Se si fa presto a dire cosa racconta e non è possibile dire (qui ed ora, per iscritto e lontano dalla sala) come lo racconta, l’esercizio probabilmente più fruttuoso del dopo visione è quello di concentrarsi a parlare di cosa sia questo film, di cosa ne componga (appunto) il corpo vivo: un progetto Art Nouveau, un organismo palpitante fatto di scene (anti)narrative e scelte estetiche, in cui il protagonista stesso è l’ambientazione del film, quel palazzo misterioso, vivo, malato e capace di contagiare coi suoi tralci floreali le marionette che si muovono al suo interno, convinte di vivere ma in realtà più simili a criceti in una ruota che a esseri umani. Ognuno, a suo modo, alla ricerca (inconsapevole, per quasi tutti) di una via d’uscita impossibile, impossibile come il Minotauro, qualcosa che la mente rifiuta come aberrante, ma che è al centro del labirinto, del mito e dell’arte.

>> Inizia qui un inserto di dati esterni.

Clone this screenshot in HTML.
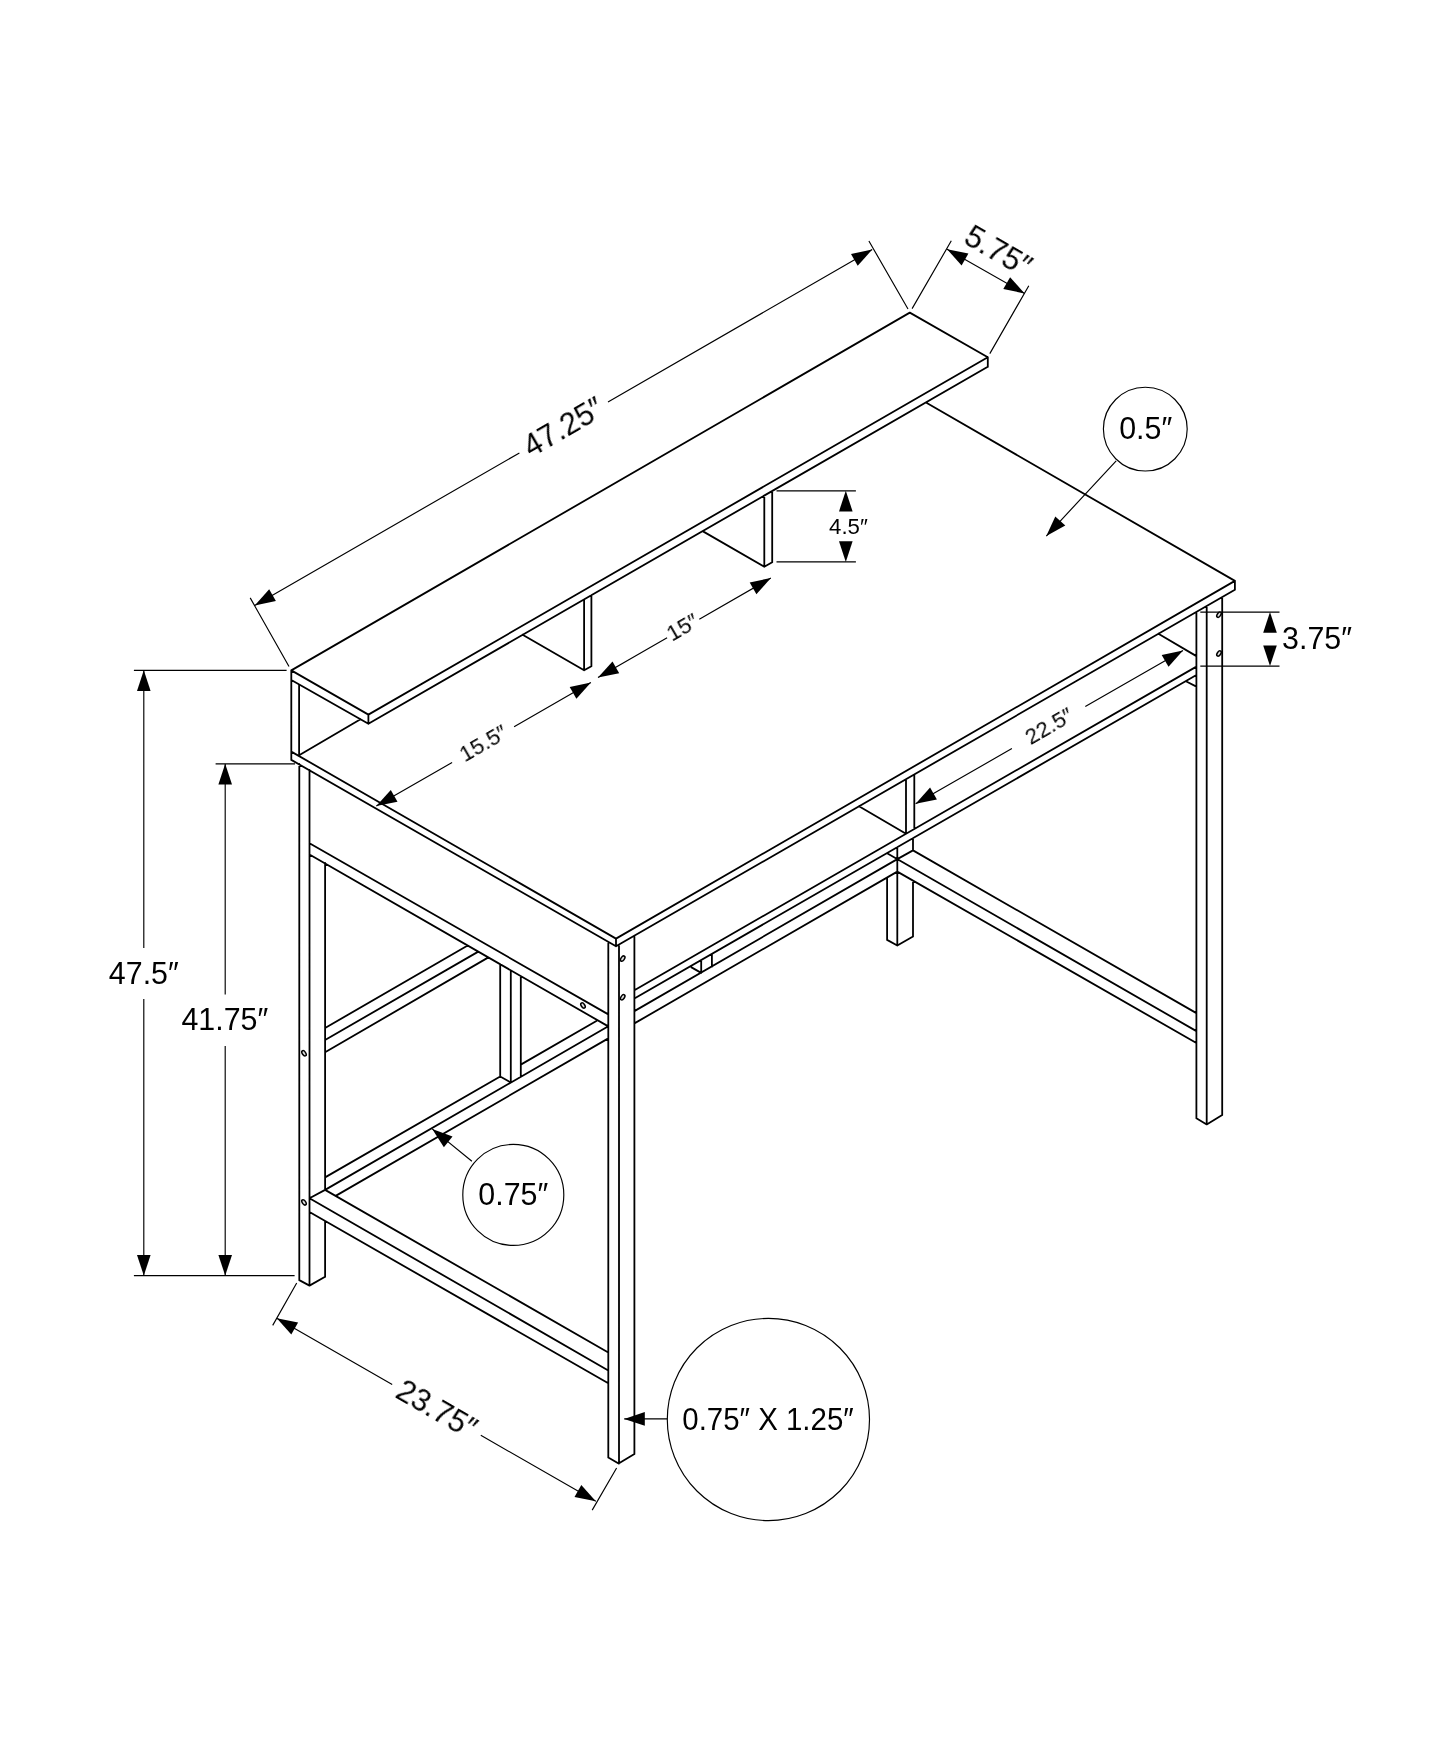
<!DOCTYPE html>
<html><head><meta charset="utf-8"><title>Desk dimensions</title>
<style>html,body{margin:0;padding:0;background:#fff}body{width:1445px;height:1754px;overflow:hidden;font-family:"Liberation Sans",sans-serif}svg{display:block}</style>
</head><body>
<svg width="1445" height="1754" viewBox="0 0 1445 1754">
<rect width="1445" height="1754" fill="#fff"/>
<path d="M291.3 670.4L909.8 312.6M909.8 312.6L987.8 357.3M368.4 714.6L987.8 357.3M368.4 723.7L987.8 366.8M291.3 670.4L368.4 714.6M291.3 680L368.4 723.7M368.4 714.6L368.4 723.7M987.8 357.3L987.8 366.8M291.3 670.4L291.3 759.9M299.1 684.4L299.1 755.2M584.1 599.4L584.1 670.3M591.4 595.2L591.4 666.2M584.1 670.3L591.4 666.2M584.1 670.3L522.6 634.8M764.3 495.6L764.3 566.7M772.2 491L772.2 562.2M764.3 566.7L772.2 562.2M764.3 566.7L702.6 531.1M291.3 751.6L616 938.6M291.3 759.9L616 946.3M616 938.6L1234.9 580.9M616 946.3L1234.9 589.7M616 938.6L616 946.3M1234.9 580.9L1234.9 589.7M926.4 402.7L1234.9 580.9M299.1 755.2L360.5 719.2M299.3 764L299.3 1280.1M309.5 769.8L309.5 1285.6M325.1 862.8L325.1 1189.9M325.1 1221L325.1 1276.8M299.3 1280.1L309.5 1285.6M309.5 1285.6L325.1 1276.8M608.3 943.4L608.3 1457.5M619 945.6L619 1463.5M634.4 936.7L634.4 1454M608.3 1457.5L618.6 1463.5M618.6 1463.5L634.4 1454M1196.4 612.9L1196.4 1118.3M1206.7 606.9L1206.7 1124.4M1222.2 598L1222.2 1115M1196.4 1118.3L1206.7 1124.4M1206.7 1124.4L1222.2 1115M634.4 990.2L1196.4 666.6M634.4 998.5L1196.4 675M1158.4 633.8L1196.4 656.1M1186.4 681.5L1196.4 686.6M887.1 878.2L887.1 939.9M897.3 847.2L897.3 945.5M913 838.1L913 850.4M913 880.6L913 936.5M887.1 939.9L897.3 945.5M897.3 945.5L913 936.5M906 779.2L906 833.8M914.3 774.4L914.3 829M906 833.8L859 806.2M701.2 960L701.2 972.9M711.9 953.9L711.9 966.7M691.5 967.4L701.2 972.9M309.5 843.2L608.3 1014.4M309.5 854.5L608.3 1026.4M325.1 1028L467.7 945.5M325.1 1040L478.3 951.6M325.1 1052.3L488.4 957.4M325.1 1177.4L500.2 1076.5M520.8 1064.6L596.4 1021M325.1 1189.9L608.3 1026.2M634.4 1011.1L897.3 859.1M336.1 1195.6L608.3 1038.4M634.4 1023.4L897.3 871.6M500.2 964.2L500.2 1076.5M510.8 970.3L510.8 1082.5M520.8 976.1L520.8 1076.8M500.2 1076.5L510.8 1082.5M325.1 1189.9L608.3 1352.5M309.5 1198.2L608.3 1370.5M309.5 1212L608.3 1383.2M309.5 1198.2L325.1 1189.9M913 850.4L1196.4 1013.1M887.1 853.3L1196.4 1031.1M897.3 871.6L1196.4 1043M913 850.4L897.3 859.1" fill="none" stroke="#000" stroke-width="1.8" stroke-linecap="round"/>
<path d="M250.2 597.9L289 666.5M868.9 241L908 309M254.7 605.5L519.4 452.9M608 401.9L872.2 249.6M951.3 240.8L912.1 308.6M1028.8 285.7L989.8 353.6M947.1 249.3L1024.6 293.4M776.5 490.8L855.9 490.8M776.5 561.9L855.9 561.9M1200.3 612.1L1279.5 612.1M1200.3 666.1L1279.5 666.1M598 677.6L667.1 637.8M699.3 619.2L770.9 578M376.3 806.1L452.1 762.5M514.1 726.8L590.9 682.6M915.6 803.7L1011.9 748.6M1085.3 706.5L1183 650.6M296.7 1283L272.7 1325.4M616.6 1468L592.2 1510.1M276.8 1318.2L392.2 1384.4M480.8 1435.3L595.8 1501.3M133.9 670.3L286.6 670.3M133.9 1275.6L294.6 1275.6M143.8 670.3L143.8 948M143.8 999L143.8 1275.6M215.6 763.8L295 763.8M225.2 763.8L225.2 994.6M225.2 1046L225.2 1275.6M1116.2 460.8L1046.3 536.1M471.9 1161.2L432.2 1128.9M667.4 1418.9L624.2 1418.9" fill="none" stroke="#000" stroke-width="1.15"/>
<circle cx="1145.3" cy="429.1" r="41.9" fill="none" stroke="#000" stroke-width="1.15"/>
<circle cx="513.3" cy="1194.9" r="50.5" fill="none" stroke="#000" stroke-width="1.15"/>
<circle cx="768.4" cy="1419.5" r="101.1" fill="none" stroke="#000" stroke-width="1.15"/>
<ellipse cx="304.0" cy="1053.3" rx="1.7" ry="3.0" transform="rotate(-35 304.0 1053.3)" fill="#ddd" stroke="#000" stroke-width="1.5"/>
<ellipse cx="304.0" cy="1202.4" rx="1.7" ry="3.0" transform="rotate(-35 304.0 1202.4)" fill="#ddd" stroke="#000" stroke-width="1.5"/>
<ellipse cx="622.7" cy="958.6" rx="1.7" ry="3.0" transform="rotate(35 622.7 958.6)" fill="#ddd" stroke="#000" stroke-width="1.5"/>
<ellipse cx="622.7" cy="997.3" rx="1.7" ry="3.0" transform="rotate(35 622.7 997.3)" fill="#ddd" stroke="#000" stroke-width="1.5"/>
<ellipse cx="583.0" cy="1005.5" rx="1.7" ry="3.0" transform="rotate(-35 583.0 1005.5)" fill="#ddd" stroke="#000" stroke-width="1.5"/>
<ellipse cx="1219.0" cy="614.7" rx="1.7" ry="3.0" transform="rotate(35 1219.0 614.7)" fill="#ddd" stroke="#000" stroke-width="1.5"/>
<ellipse cx="1219.0" cy="653.5" rx="1.7" ry="3.0" transform="rotate(35 1219.0 653.5)" fill="#ddd" stroke="#000" stroke-width="1.5"/>
<polygon points="254.7,605.5 269.2,589.3 275.9,601.1" fill="#000"/>
<polygon points="872.2,249.6 857.7,265.8 851,254" fill="#000"/>
<polygon points="947.1,249.3 968.4,253.6 961.6,265.4" fill="#000"/>
<polygon points="1024.6,293.4 1003.3,289.1 1010.1,277.3" fill="#000"/>
<polygon points="845.8,490.8 852.6,511.4 839,511.4" fill="#000"/>
<polygon points="845.8,561.9 839,541.3 852.6,541.3" fill="#000"/>
<polygon points="1270,612.1 1276.8,632.7 1263.2,632.7" fill="#000"/>
<polygon points="1270,666.1 1263.2,645.5 1276.8,645.5" fill="#000"/>
<polygon points="598,677.6 612.5,661.4 619.2,673.2" fill="#000"/>
<polygon points="770.9,578 756.4,594.2 749.7,582.4" fill="#000"/>
<polygon points="376.3,806.1 390.8,789.9 397.5,801.7" fill="#000"/>
<polygon points="590.9,682.6 576.4,698.8 569.7,687" fill="#000"/>
<polygon points="915.6,803.7 930.1,787.6 936.9,799.4" fill="#000"/>
<polygon points="1183,650.6 1168.5,666.7 1161.7,654.9" fill="#000"/>
<polygon points="276.8,1318.2 298.1,1322.6 291.3,1334.4" fill="#000"/>
<polygon points="595.8,1501.3 574.5,1496.9 581.3,1485.1" fill="#000"/>
<polygon points="143.8,670.3 150.6,690.9 137,690.9" fill="#000"/>
<polygon points="143.8,1275.6 137,1255 150.6,1255" fill="#000"/>
<polygon points="225.2,763.8 232,784.4 218.4,784.4" fill="#000"/>
<polygon points="225.2,1275.6 218.4,1255 232,1255" fill="#000"/>
<polygon points="1046.3,536.1 1055.3,516.4 1065.3,525.6" fill="#000"/>
<polygon points="432.2,1128.9 452.5,1136.6 443.9,1147.2" fill="#000"/>
<polygon points="624.2,1418.9 644.8,1412.1 644.8,1425.7" fill="#000"/>
<g font-family="&quot;Liberation Sans&quot;, sans-serif" fill="#000" opacity="0.999"><text transform="translate(563.70,427.50) rotate(-30) scale(0.95,1)" x="0" y="9.51" font-size="32.0" text-anchor="middle">47.25″</text><text transform="translate(993.00,260.20) rotate(30) scale(0.97,1)" x="0" y="0.00" font-size="32.0" text-anchor="middle">5.75″</text><text transform="translate(848.40,534.00) rotate(0) scale(0.975,1)" x="0" y="0.00" font-size="22.8" text-anchor="middle">4.5″</text><text transform="translate(1317.00,649.00) rotate(0) scale(0.95,1)" x="0" y="0.00" font-size="32.0" text-anchor="middle">3.75″</text><text transform="translate(683.20,628.50) rotate(-30) scale(0.975,1)" x="0" y="6.34" font-size="22.8" text-anchor="middle">15″</text><text transform="translate(484.00,744.50) rotate(-30) scale(0.975,1)" x="0" y="6.34" font-size="22.8" text-anchor="middle">15.5″</text><text transform="translate(1049.80,727.30) rotate(-30) scale(0.975,1)" x="0" y="6.34" font-size="22.8" text-anchor="middle">22.5″</text><text transform="translate(436.50,1409.70) rotate(30) scale(0.95,1)" x="0" y="9.51" font-size="32.0" text-anchor="middle">23.75″</text><text transform="translate(143.80,983.60) rotate(0) scale(0.95,1)" x="0" y="0.00" font-size="32.0" text-anchor="middle">47.5″</text><text transform="translate(224.80,1030.40) rotate(0) scale(0.95,1)" x="0" y="0.00" font-size="32.0" text-anchor="middle">41.75″</text><text transform="translate(1145.70,439.40) rotate(0) scale(0.95,1)" x="0" y="0.00" font-size="32.0" text-anchor="middle">0.5″</text><text transform="translate(513.30,1204.50) rotate(0) scale(0.95,1)" x="0" y="0.00" font-size="32.0" text-anchor="middle">0.75″</text><text transform="translate(768.00,1430.00) rotate(0) scale(0.92,1)" x="0" y="0.00" font-size="32.0" text-anchor="middle">0.75″ X 1.25″</text></g>
</svg>
</body></html>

E allora, una possibile conclusione-chiosa al film, per quanto non risolutiva del mistero che ci sta dentro, ce la forniscono le parole di Henry van de Velde, uno dei padri dell’Art Nouveau, guarda caso belga: "E' mia intenzione rimpiazzare i vecchi elementi simbolici, che oggi hanno perso la loro efficacia, con una nuova, imperitura bellezza, all'interno della quale l'ornamento non ha una vita a sé, ma è dipendenza delle forme e delle linee dell'oggetto stesso che orna, dal quale esso riceve la propria sistemazione e funzione organica".